The TSA is one of the agencies Americans love to hate, but it has actually put considerable effort into reducing wait times and making screening less invasive. In 2011, it began developing new procedures to move more passengers through expedited screening that eliminates the need to remove shoes and belts, take laptops out of cases and comply with other tedious rules. The core of that effort was the PreCheck program, which lets passengers undergo expedited screening if they pay an $85 fee to enroll for five years and agree to a background check verifying they’re low-risk travelers. That program is still in effect and hasn’t changed.

But another measure called “managed inclusion,” begun in 2012, extended Precheck privileges to nonenrollees randomly selected at roughly 120 large airports with dedicated PreCheck screening lanes. The idea was to funnel more people through  expedited lanes when they’re underutilized, to ease pressure on the regular lines and streamline wait times for everybody. As part of the program, TSA deployed canine teams, officers trained to recognize suspicious behavior and other tactics to assure managed inclusion wouldn’t compromise security. Here’s one intriguing diagram showing how TSA revamped the logistics of security lines:

Sources: Goverment Accounting Office, Transportation Security Administration
Sources: Goverment Accounting Office, Transportation Security Administration

By early 2014, the number of passengers breezing through expedited screening had jumped roughly sevenfold from the number a year before, according to a GAO report published last year. TSA continued funneling more people through expedited screening until the DHS inspector general’s office sent “red teams” to airports in 2015 to try to sneak banned substances past the screeners. Most  details remain secret, but Roth, the DHS inspector general, said in last year’s testimony that “additional layers of security … which were meant to compensate for the lack of risk assessment, were often simply not present.” And in an unrelated case, a convicted felon believed to have ties to domestic terrorist groups gained access to expedited screening.

PreCheck not popular enough

At some point last year, TSA stopped using most of its managed inclusion procedures, shunting a significant portion of passengers back into the regular security lines, which are now bulging at airports such as Chicago’s O’Hare, Atlanta’s Hartfield-Jackson, New York’s LaGuardia and Dallas-Fort Worth. No quick fix seems likely. TSA and the airlines want more people to sign up for PreCheck, but passengers have been more reluctant than anticipated. TSA’s goal is to have 25 million fliers enrolled by 2019, but so far only 2.7 million have signed up. At the current pace of about 1.5 million new enrollees per year, PreCheck enrollment is way short of TSA’s goals. It’s possible, of course, this summer’s delays will trigger a wave of new signups.

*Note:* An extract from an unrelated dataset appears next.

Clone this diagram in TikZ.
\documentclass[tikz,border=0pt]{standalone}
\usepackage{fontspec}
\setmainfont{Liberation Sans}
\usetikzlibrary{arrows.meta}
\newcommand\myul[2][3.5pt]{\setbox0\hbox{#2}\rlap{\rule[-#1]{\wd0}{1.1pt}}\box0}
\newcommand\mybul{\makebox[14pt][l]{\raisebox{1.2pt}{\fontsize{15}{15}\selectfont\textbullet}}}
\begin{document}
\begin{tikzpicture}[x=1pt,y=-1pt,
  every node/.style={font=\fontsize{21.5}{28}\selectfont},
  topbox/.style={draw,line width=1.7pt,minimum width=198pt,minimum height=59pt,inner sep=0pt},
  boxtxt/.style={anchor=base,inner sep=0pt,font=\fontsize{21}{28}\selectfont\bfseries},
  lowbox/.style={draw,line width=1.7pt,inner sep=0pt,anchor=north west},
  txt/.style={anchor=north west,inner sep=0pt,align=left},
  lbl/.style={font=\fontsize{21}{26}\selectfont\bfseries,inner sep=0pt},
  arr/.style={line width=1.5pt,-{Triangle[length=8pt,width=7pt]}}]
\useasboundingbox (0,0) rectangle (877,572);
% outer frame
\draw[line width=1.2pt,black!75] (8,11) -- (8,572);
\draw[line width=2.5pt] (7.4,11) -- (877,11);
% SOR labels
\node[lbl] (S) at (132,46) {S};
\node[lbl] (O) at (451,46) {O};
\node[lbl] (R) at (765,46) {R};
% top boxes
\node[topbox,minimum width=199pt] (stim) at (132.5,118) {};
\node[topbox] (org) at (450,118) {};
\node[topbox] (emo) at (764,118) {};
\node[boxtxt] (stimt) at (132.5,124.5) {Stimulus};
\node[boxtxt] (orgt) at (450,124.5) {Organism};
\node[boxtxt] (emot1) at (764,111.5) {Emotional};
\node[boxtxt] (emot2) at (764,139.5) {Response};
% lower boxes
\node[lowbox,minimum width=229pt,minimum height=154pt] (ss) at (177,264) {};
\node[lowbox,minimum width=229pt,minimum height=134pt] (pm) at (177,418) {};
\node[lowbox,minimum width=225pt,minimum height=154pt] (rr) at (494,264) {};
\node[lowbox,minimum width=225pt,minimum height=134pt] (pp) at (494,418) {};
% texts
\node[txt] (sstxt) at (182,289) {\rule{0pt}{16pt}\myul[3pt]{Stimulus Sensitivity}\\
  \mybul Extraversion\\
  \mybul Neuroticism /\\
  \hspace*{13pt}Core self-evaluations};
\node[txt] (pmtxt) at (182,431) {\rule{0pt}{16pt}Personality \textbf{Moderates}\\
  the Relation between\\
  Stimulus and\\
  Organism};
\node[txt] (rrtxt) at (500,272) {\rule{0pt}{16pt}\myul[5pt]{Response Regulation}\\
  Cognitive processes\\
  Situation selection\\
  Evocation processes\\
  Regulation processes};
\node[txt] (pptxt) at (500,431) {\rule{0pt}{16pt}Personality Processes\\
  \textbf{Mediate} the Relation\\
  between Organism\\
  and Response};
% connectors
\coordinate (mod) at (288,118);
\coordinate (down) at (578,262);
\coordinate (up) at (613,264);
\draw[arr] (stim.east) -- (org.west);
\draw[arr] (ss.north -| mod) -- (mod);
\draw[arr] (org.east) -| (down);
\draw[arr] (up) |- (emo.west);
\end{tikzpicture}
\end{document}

TSA’s staffing levels are based partly on the estimated need for screeners, given predicted air travel and other factors. And it appears TSA underestimated additional staff that might be needed with the cutbacks in expedited screening. “TSA stopped managed inclusion and didn’t put anything else in its place,” says Jean Medina of Airlines for America, the industry’s trade group. A modest management shakeup at TSA has been one response to the problem.

TSA, for its part, points out that its budget and staffing have been cut by Congress, even though Congress hiked the TSA fee every passenger pays by 124% in 2014, from $2.50 per flight segment to $5.60. About $1.3 billion of the money collected through TSA passenger fees doesn't go to the TSA, but to deficit reduction. The airline industry is lobbying Congress anew to redirect that money back to TSA, and might get its wish. "There is momentum right now to take a look at the portion of the security fees going to the general fund," says a Senate aide. "This is a good time to make sure everything we're doing with this money makes sense."

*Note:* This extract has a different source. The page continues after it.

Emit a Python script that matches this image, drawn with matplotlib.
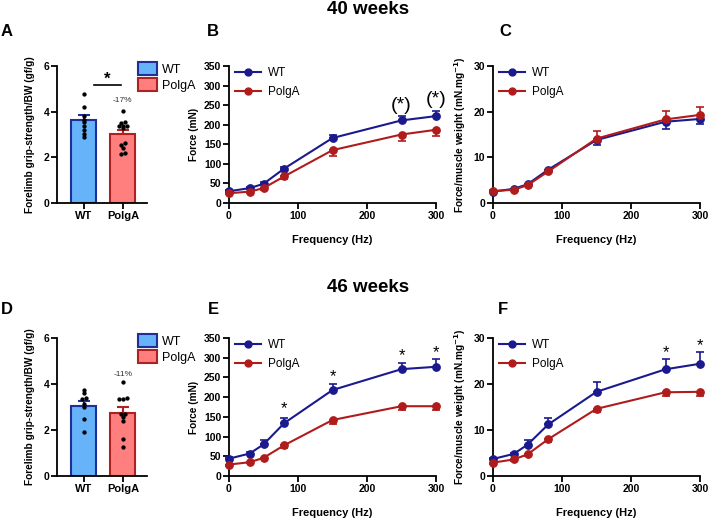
import numpy as np
import matplotlib
matplotlib.use('Agg')
import matplotlib.pyplot as plt
from matplotlib.patches import Patch
from matplotlib.lines import Line2D

plt.rcParams['font.family'] = ['Liberation Sans', 'DejaVu Sans']

# ---- data ----
groups = ['WT', 'PolgA']
freq = [0, 30, 50, 80, 150, 250, 300]

# grip strength, 40 weeks
grip40_wt = [4.79, 4.21, 3.81, 3.65, 3.55, 3.38, 3.20, 3.03, 2.88]
grip40_polga = [4.03, 3.52, 3.54, 3.38, 3.36, 3.38, 3.28, 2.61, 2.56, 2.39, 2.15, 2.21]
grip40_mean = [3.64, 3.01]
grip40_sem = [0.20, 0.19]

# grip strength, 46 weeks
grip46_wt = [3.73, 3.60, 3.40, 3.35, 3.15, 3.00, 2.46, 1.91]
grip46_polga = [4.08, 3.38, 3.35, 3.36, 2.70, 2.68, 2.55, 2.40, 1.62, 1.28]
grip46_mean = [3.04, 2.72]
grip46_sem = [0.22, 0.28]

# absolute force (mN), 40 weeks
force40_wt = [30, 38, 49, 88, 166, 211, 222]
force40_wt_sem = [3, 3, 4, 4, 8, 11, 13]
force40_polga = [25, 29, 38, 68, 135, 175, 187]
force40_polga_sem = [3, 3, 4, 6, 16, 16, 17]

# specific force (mN/mg), 40 weeks
spec40_wt = [2.5, 3.1, 4.1, 7.3, 13.8, 17.8, 18.4]
spec40_wt_sem = [0.2, 0.2, 0.3, 0.4, 1.0, 1.5, 1.1]
spec40_polga = [2.6, 2.9, 3.9, 6.9, 14.1, 18.3, 19.3]
spec40_polga_sem = [0.2, 0.2, 0.3, 0.4, 1.7, 1.8, 1.8]

# absolute force (mN), 46 weeks
force46_wt = [44, 57, 80, 134, 218, 271, 277]
force46_wt_sem = [4, 4, 11, 13, 16, 16, 20]
force46_polga = [29, 35, 46, 78, 142, 177, 177]
force46_polga_sem = [4, 3, 4, 7, 9, 10, 10]

# specific force (mN/mg), 46 weeks
spec46_wt = [3.7, 4.8, 6.8, 11.2, 18.3, 23.2, 24.4]
spec46_wt_sem = [0.3, 0.3, 1.0, 1.5, 2.2, 2.2, 2.5]
spec46_polga = [2.9, 3.6, 4.7, 8.0, 14.6, 18.2, 18.3]
spec46_polga_sem = [0.3, 0.4, 0.3, 0.6, 0.7, 0.7, 0.8]

# ---- styles ----
BAR_FILL = ['#66B3FA', '#FF7F7F']
BAR_EDGE = ['#1E2F9A', '#B02020']
LINE_C = ['#1A1A8E', '#B01C1C']
TICK_FS = 7.5
LAB_FS = 7.3

W, H = 709, 518
fig = plt.figure(figsize=(W / 100, H / 100), dpi=100)


def px_axes(x0, y0, x1, y1):
    # pixel box (left, top, right, bottom) -> figure axes
    return fig.add_axes([x0 / W, 1 - y1 / H, (x1 - x0) / W, (y1 - y0) / H])


def style_axes(ax):
    for s in ['top', 'right']:
        ax.spines[s].set_visible(False)
    for s in ['left', 'bottom']:
        ax.spines[s].set_linewidth(1.3)
    ax.tick_params(width=1.3, length=4, labelsize=TICK_FS, pad=1.5)
    for lab in ax.get_xticklabels() + ax.get_yticklabels():
        lab.set_fontweight('bold')


def swarm_offsets(vals, tol=0.07, step=0.1):
    # spread dots with similar values side by side
    vals = np.asarray(vals)
    order = np.argsort(vals)
    offs = np.zeros(len(vals))
    i = 0
    while i < len(order):
        j = i
        while j + 1 < len(order) and vals[order[j + 1]] - vals[order[i]] < tol:
            j += 1
        n = j - i + 1
        pos = (np.arange(n) - (n - 1) / 2) * step
        offs[order[i:j + 1]] = pos
        i = j + 1
    return offs


def bar_panel(ax, dots, means, sems, pct, pct_y, star=False):
    x = np.arange(2)
    for i in range(2):
        ax.bar(x[i], means[i], width=0.64, color=BAR_FILL[i], edgecolor=BAR_EDGE[i],
               linewidth=1.5, zorder=2)
        ax.errorbar(x[i], means[i], yerr=[[0], [sems[i]]], color=BAR_EDGE[i],
                    capsize=4, elinewidth=1.5, capthick=1.5, zorder=3)
        d = np.asarray(dots[i])
        ax.plot(x[i] + swarm_offsets(d), d, 'o', color='black', ms=2.1, zorder=4)
    ax.text(1, pct_y, pct, ha='center', va='center', fontsize=6, color='#333333')
    if star:
        ax.plot([0.25, 0.95], [5.18, 5.18], color='black', lw=1.2)
        ax.text(0.6, 5.42, '*', ha='center', va='center', fontsize=12, fontweight='bold')
    ax.set_xlim(-0.69, 1.62)
    ax.set_ylim(0, 6)
    ax.set_yticks([0, 2, 4, 6])
    ax.set_xticks(x)
    ax.set_xticklabels(groups)
    ax.set_ylabel('Forelimb grip-strength/BW (gf/g)', fontsize=LAB_FS, fontweight='bold', labelpad=6)
    style_axes(ax)
    for lab in ax.get_xticklabels():
        lab.set_fontsize(8)
    handles = [Patch(facecolor=BAR_FILL[i], edgecolor=BAR_EDGE[i], linewidth=1.5) for i in range(2)]
    ax.legend(handles, groups, loc='upper left', bbox_to_anchor=(0.9, 1.03), frameon=False,
              fontsize=9, handlelength=1.5, handleheight=1.25, handletextpad=0.4,
              labelspacing=0.2, borderaxespad=0, borderpad=0)


def line_panel(ax, wt, wt_sem, pg, pg_sem, ymax, ystep, ylabel, wt_up=True, stars=None):
    series = [(wt, wt_sem), (pg, pg_sem)]
    for i, (m, s) in enumerate(series):
        up = wt_up if i == 0 else not wt_up
        s = np.asarray(s)
        err = [np.zeros_like(s), s] if up else [s, np.zeros_like(s)]
        ax.errorbar(freq, m, yerr=err, fmt='none', ecolor=LINE_C[i], elinewidth=1.2,
                    capsize=3, capthick=1.2, zorder=2, clip_on=False)
        ax.plot(freq, m, '-o', color=LINE_C[i], lw=1.5, ms=5.3, zorder=3, clip_on=False)
    if stars:
        for xs, ys, txt, fs in stars:
            ax.text(xs, ys, txt, ha='center', va='center', fontsize=fs)
    ax.set_xlim(0, 300)
    ax.set_ylim(0, ymax)
    ax.set_xticks([0, 100, 200, 300])
    ax.set_yticks(np.arange(0, ymax + 1, ystep))
    ax.set_xlabel('Frequency (Hz)', fontsize=8, fontweight='bold', labelpad=10)
    ax.set_ylabel(ylabel, fontsize=LAB_FS, fontweight='bold', labelpad=4)
    style_axes(ax)
    handles = [Line2D([], [], color=LINE_C[i], marker='o', lw=1.5, ms=5) for i in range(2)]
    ax.legend(handles, groups, loc='upper left', bbox_to_anchor=(0.03, 0.99), frameon=False,
              fontsize=8.5, handlelength=2.2, handletextpad=0.6, labelspacing=0.55,
              borderaxespad=0, borderpad=0)


spec_label = 'Force/muscle weight (mN.mg$^{\\mathbf{-1}}$)'

# ---- top row: 40 weeks ----
axA = px_axes(57, 66, 147, 203)
bar_panel(axA, [grip40_wt, grip40_polga], grip40_mean, grip40_sem, '-17%', 4.47, star=True)

axB = px_axes(229, 66, 436, 203)
line_panel(axB, force40_wt, force40_wt_sem, force40_polga, force40_polga_sem, 350, 50, 'Force (mN)',
           stars=[(250, 250, '(*)', 14), (300, 265, '(*)', 14)])

axC = px_axes(493, 66, 700, 203)
line_panel(axC, spec40_wt, spec40_wt_sem, spec40_polga, spec40_polga_sem, 30, 10, spec_label,
           wt_up=False)

# ---- bottom row: 46 weeks ----
axD = px_axes(57, 338, 147, 476)
bar_panel(axD, [grip46_wt, grip46_polga], grip46_mean, grip46_sem, '-11%', 4.42)

axE = px_axes(229, 338, 436, 476)
line_panel(axE, force46_wt, force46_wt_sem, force46_polga, force46_polga_sem, 350, 50, 'Force (mN)',
           stars=[(80, 172, '*', 12), (150, 252, '*', 12), (250, 306, '*', 12), (300, 312, '*', 12)])

axF = px_axes(493, 338, 700, 476)
line_panel(axF, spec46_wt, spec46_wt_sem, spec46_polga, spec46_polga_sem, 30, 10, spec_label,
           stars=[(250, 26.9, '*', 12), (300, 28.3, '*', 12)])

# ---- titles and panel letters ----
fig.text(368 / W, 1 - 10 / H, '40 weeks', ha='center', va='center', fontsize=13.5, fontweight='bold')
fig.text(368 / W, 1 - 288 / H, '46 weeks', ha='center', va='center', fontsize=13.5, fontweight='bold')
for letter, (lx, ly) in zip('ABCDEF', [(7, 31), (213, 31), (505, 31), (7, 310), (213, 310), (503, 310)]):
    fig.text(lx / W, 1 - ly / H, letter, ha='center', va='center', fontsize=12, fontweight='bold')

fig.savefig('out.png', dpi=100)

Meanwhile, officials in Washington are dickering over whose fault the maddening delays are, while trying to find solutions. TSA and others say steep fees for checked bags on most airlines have compelled passengers to bring more carry-ons aboard, increasing the load of baggage that has to be screened at checkpoints. Some legislators have asked airline CEOs to waive baggage fees during the summer, to help unsnarl the lines. The airlines have basically said no, while pointing out that checked bags have to be screened as well, and arguing that baggage isn’t the problem.

What the airlines have done is assign some of their own employees to checkpoints to help with nonsecurity duties and fill manpower gaps. A new airline web site, I Hate the Wait, is meant for passengers to share information (and frustrations) about long lines and help others plan accordingly. Concerned passengers, meanwhile, might want to book flights at off-peak times or find less-crowded, alternate airports if possible. And this summer, you probably can’t arrive too early for your flight.